What a savage and tragic story. Poor hungry Zombaby! Honestly, we’re reduced to abusing Zombie babies in literature now? Have these authors no shame?
What’s perhaps even worse than the book itself, however, is Fangoria’s attempt to peddle it to minors and masking that attempt as some perverse and monstrous literacy campaign:
Even with its flaws, NO FLESH SHALL BE SPARED trumps pretty much every summer action movie released over the past few years in terms of providing muscular, rambunctious fun. A peek into a lesser-explored dimension of the zombie mythos is always welcome, and if you perhaps know of any real fourteen-year-old-boys that you’d like to see put down the game controller and dig into an actual book, buy them NO FLESH SHALL BE SPARED now and thank FANGORIA later.
You know, when I was fourteen I mostly read high brow science fiction.

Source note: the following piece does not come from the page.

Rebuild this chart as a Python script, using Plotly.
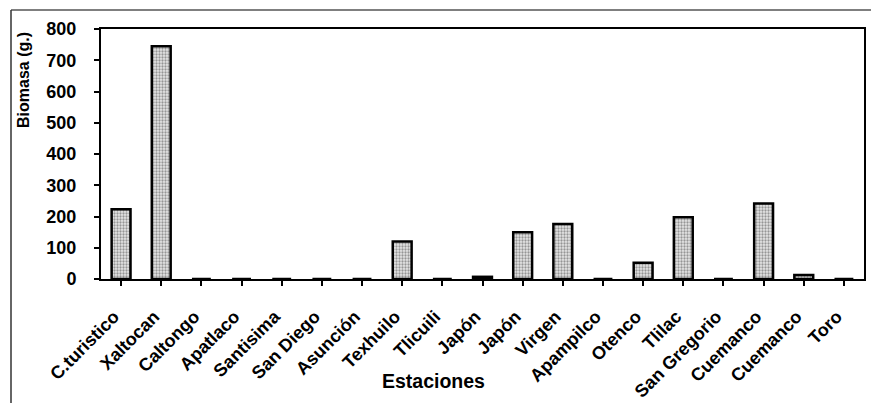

I know I wasn’t entirely typical, and it’s true that I watched pro-wrestling with my friends in a largely ironic way, but I wouldn’t have found this pandering, blood-soaked exploitative display at all appealing. I wish people wouldn’t write off the next generation quite so quickly. If you don’t debase yourself to cater to what you perceive as their primitive needs, perhaps you’d find they never had them in the first place.
Worse, here you’re trying to sell them not just on a primitive and immature, testosterone-soaked bloodbath of a book, but one that defames an entire minority population in the name of ‘entertainment’! Instead of edifying and educating, Fangoria thinks it’s acceptable to push Zombie hate on kids, so long as it gets them away from the Xbox.
Admittedly, given what sells on the Xbox these days, that might be more of a lateral move, Zombie Rights wise.
Still, while The Zombie Rights Campaign has unwillingly come to expect Anti-Zombie savagery from America’s mercenary publishers and many of its authors, we were taken aback to see this attempt to repackage the hate as part of a healthy childhood’s learning.
What’s next, I wonder? Will Sesame Street teach its even younger audiences to dislike people without pulses in between counting segments and whatever it is Elmo does?
Shame on Thom Carnell for writing this book, and even more shame on Fangoria for their slick and slimy new technique to promote Anti-Zombie fiction to America’s kids.
you guys have way too much free time on your hands.
Actually we’re quite busy, though there is somewhat more free time for the ZRC in the winter, outside of convention season.
I TOTALLY agree with you, John. Those poor zombies deserve rights, too! Mr. Carnell’s zombie racism should be abolished post haste! Down with Carnell! Up with zombie-rights!
Yes indeed, up with Zombie Rights! We here at the ZRC long for a day when Anti-Zombie exploitation works are seen as throwbacks to a far less tolerant and diverse past, much the same way that many early Zombie movies are now viewed in terms of race relations. Progress is possible, and we work toward it every day here.